Никакой реакции. И безапелляционно:
— Не может быть. Это ошибка. Опечатка. Это, конечно, Соната b-moll.
Что делать, пришлось удостовериться…
Но какое, в конце концов, влияние — на что и на кого могли оказать целенаправленные действия?! По большому счету — ничтожное, если не учитывать поддавшуюся обработке, зомбированную часть «населения».
Попадать на концерты Гилельса не становилось легче — только труднее; его записи по-прежнему не залеживались в магазинах, исчезая с полок в темпе Presto. Нет, ничего сделать было нельзя. Можно было только продолжать портить кровь ему самому.

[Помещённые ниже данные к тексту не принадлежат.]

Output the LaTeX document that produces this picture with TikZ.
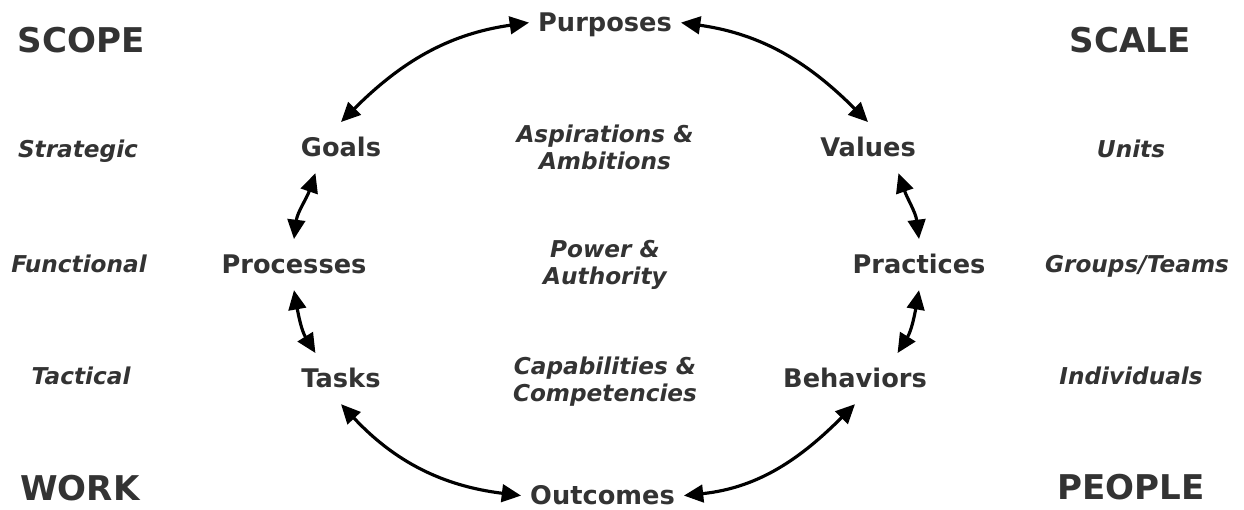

В упомянутой телепередаче Вера Горностаева сказала: «Гилельс был недооценен». Да. И в то же время — это он-то недооценен, — с его всесветной славой, когда имя его было знакомо каждому культурному человеку?! Тогда вопрос: где и кем — недооценен? Пусть читатель подумает сам.
Гилельс и Рихтер! Ох уж эти советские пары! Помимо них еще: Прокофьев и Шостакович, Ойстрах и Коган, Ростропович и Шафран, Козловский и Лемешев, Уланова и Плисецкая, Светланов и Рождественский… Забавно, не так ли?